Strategic giving – In consultation with the Nal’ibali team, Biblionef made direct contact with the Reading Club representatives and encouraged them to draft formal request letters for a donation. These letters included full information on the clubs, including the numbers of children and their languages. As a result, Biblionef was able to strategically select titles for each individual Reading Club based on the Club members’ language and reading level needs. Nal’ibali representatives were then invited to view the selected books and make changes as needed.

Efficient delivery – Biblionef made sure to deliver the donated books in a timely manner as promised. All the donations were delivered by October 2012 and most of the reading clubs returned receipts and letters of thanks acknowledging their donations.

Delighting in feedback – in the spirit of growth, Biblionef enjoys receiving feedback from its book recipients because it enables the organisation to adapt and grow its giving strategy. Feedback from the Nal’ibali Reading Club volunteers and children indicated that:

  • they were excited to receive the story books;
  • the books and titles selected and delivered to each group were reading-level appropriate;
  • there is now at least one book per child on each reading club;
  • the children in the clubs found a renewed interest in reading in their home language and about local content because it helped them identify better with the stories;
  • the addition of books into the reading club sparked the interest of other members from the community to join the clubs.

Conclusion

The Biblionef – PRAESA relationship is a success case because it implementation a strategy that included cooperative planning right from the outset and allowed for the delivery of over 2000 books across the country in just a few months. These two organisations well worked together to supply appropriate reading materials to children in under-resourced communities. They targeted their giving strategy and engaged the recipients in honest and open dialogue, which included critical feedback.

Comments from the Reading Clubs

The donation of books had a major impact on the club, the children who were most interested improved a lot. Some of the children were mentioning it at home to their parents, and for the first time we saw parents coming and dropping their children at the door rather than the gate. We also experienced a number of new members.”

“There was great excitement amongst the children. We have been sharing different books and what’s interesting is that children are enjoying other languages like Afrikaans.”

“The first impression of the children when I read them ‘Fly Eagle, Fly!’ was priceless.
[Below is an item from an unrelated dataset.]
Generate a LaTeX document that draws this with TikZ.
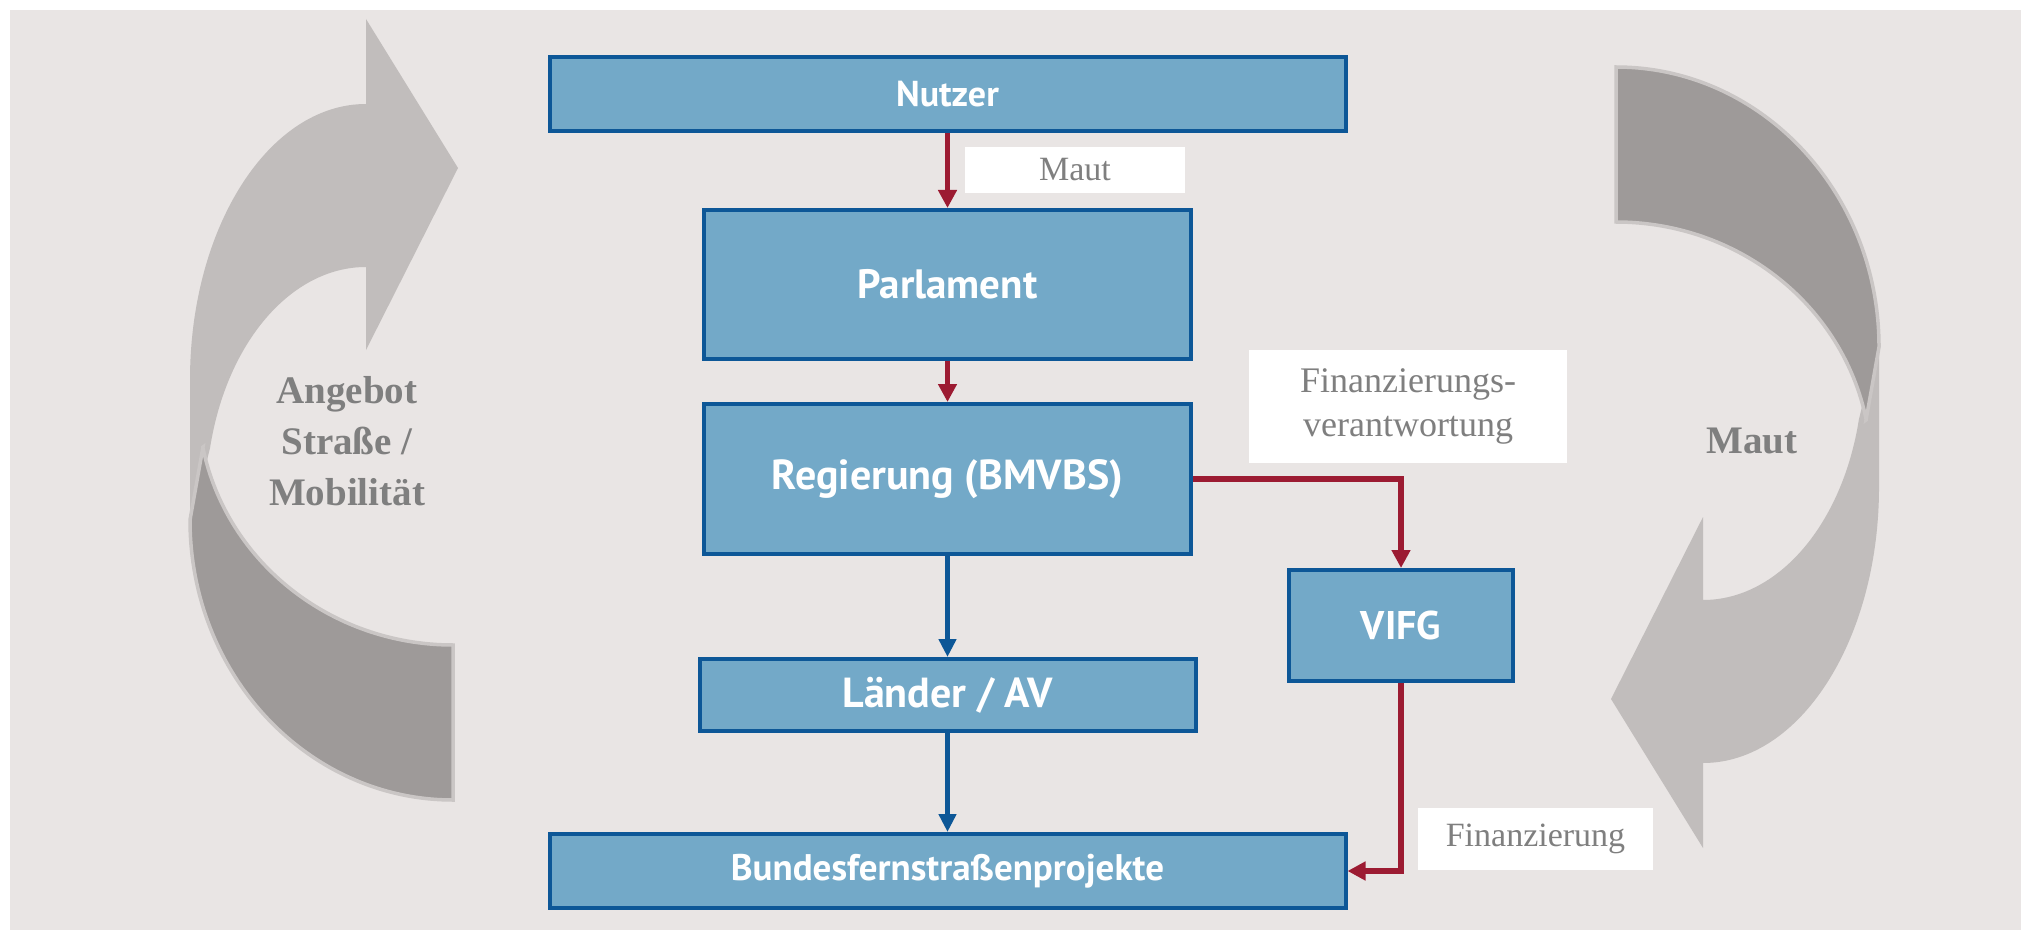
\documentclass[tikz,border=0pt]{standalone}
\usepackage{fontspec}
\setmainfont{Liberation Serif}
\newfontfamily\boxfont{PT Sans}
\usetikzlibrary{arrows.meta}
\definecolor{grund}{HTML}{E9E5E4}
\definecolor{kasten}{HTML}{73A9C8}
\definecolor{rand}{HTML}{0D5797}
\definecolor{geld}{HTML}{9C1B32}
\definecolor{hell}{HTML}{C1BDBC}
\definecolor{dunkel}{HTML}{9E9A99}
\definecolor{kontur}{HTML}{CAC6C5}
\definecolor{schrift}{HTML}{7F7F7F}
% gebogener Pfeil (Pixelkoordinaten, y nach unten)
\newcommand{\bogenpfeil}{%
  \fill[hell](366,104)--(366,19)--(458,168)--(366,350)--(366,267)
    arc[start angle=270,end angle=193,x radius=160,y radius=233]
    --(190,530)--(190,380)
    arc[start angle=180,end angle=270,x radius=176,y radius=276]--cycle;
  \filldraw[fill=dunkel,draw=kontur,line width=3.5pt](203,447)--(190,520)
    arc[start angle=180,end angle=90,x radius=263,y radius=280]
    --(453,645)
    arc[start angle=90,end angle=168.9,x radius=255,y radius=245]--cycle;
}
\newcommand{\kastenschrift}[1]{\boxfont\bfseries\fontsize{#1}{44}\selectfont}
\begin{document}
\begin{tikzpicture}[x=1pt,y=-1pt,
  box/.style={draw=rand,line width=4pt,fill=kasten,text=white,inner sep=0pt,
    font=\kastenschrift{36}},
  tag/.style={fill=white,text=schrift,inner sep=0pt,align=center,
    font={\fontsize{34}{43}\selectfont}},
  pfeiltext/.style={text=schrift,align=center,
    font={\bfseries\fontsize{39}{51}\selectfont}},
  geldfluss/.style={geld,line width=5.5pt,-{Triangle[width=18pt,length=18pt]}},
  auftrag/.style={rand,line width=4.5pt,-{Triangle[width=17pt,length=18pt]}}]
\useasboundingbox(0,0)rectangle(2031,941);
\fill[white](0,0)rectangle(2031,941);
\fill[grund](10,10)rectangle(2021,930);
\bogenpfeil
\begin{scope}[rotate around={180:(1034.5,433.5)}]
  \bogenpfeil
\end{scope}
\node[pfeiltext](angebot)at(347,441){Angebot\\Straße /\\Mobilität};
\node[pfeiltext,anchor=base](mautkreis)at(1752,453){Maut};
\node[box,minimum width=796pt,minimum height=74pt](nutzer)at(947.5,94){Nutzer};
\node[box,minimum width=487pt,minimum height=149pt,font=\kastenschrift{41}](parlament)at(947.5,284.5){Parlament};
\node[box,minimum width=487pt,minimum height=150pt,font=\kastenschrift{42}](regierung)at(947.5,479){Regierung (BMVBS)};
\node[box,minimum width=496pt,minimum height=72pt,font=\kastenschrift{42}](laender)at(947.5,695){Länder / AV};
\node[box,minimum width=796pt,minimum height=74pt,font=\kastenschrift{37}](bundes)at(947.5,871){Bundesfernstraßenprojekte};
\node[box,minimum width=224pt,minimum height=111pt,font=\kastenschrift{40}](vifg)at(1401,625.5){VIFG};
\node[tag,minimum width=220pt,minimum height=46pt](maut)at(1075,170){Maut};
\node[tag,minimum width=318pt,minimum height=113pt,font={\fontsize{36}{44}\selectfont}](verantwortung)at(1408,406.5){Finanzierungs-\\verantwortung};
\node[tag,minimum width=235pt,minimum height=62pt](finanzierung)at(1535.5,839){Finanzierung};
\draw[geldfluss](nutzer)--(parlament);
\draw[geldfluss](parlament)--(regierung);
\draw[geldfluss](regierung.east)-|(vifg.north);
\draw[geldfluss](vifg.south)|-(bundes.east);
\draw[auftrag](regierung)--(laender);
\draw[auftrag](laender)--(bundes);
\end{tikzpicture}
\end{document}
They were seated on our carpets, listening attentively with a few comments in between the reading, predicting the ending of the story. Shh! some learners would say. The books are age appropriate and also relevant to the social and cultural context from which most of the children come.”

“The books were well received and have made a huge positive impact on the club. The books will help us in a way that every child will have a book to read. There are children who are regulars and have earned our trust of letting them take books home and bring them the following reading session. “

“The children in the reading club were referred by their teachers because they cannot cope with reading and writing in the classroom setting. These children were given individual attention, affirming them and working together with them. These children have shown a lot of improvement in their reading skills.”


4 Central Square, Pinelands, Cape Town


  +27(0)21-5310447


 www.biblionefsa.org.za

In Short

The Biblionef – PRAESA partnership to deliver 2000 books to reading clubs across South Africa reveals how specialist organisations can avoid service overlap by engaging in effective and strategic collaboration.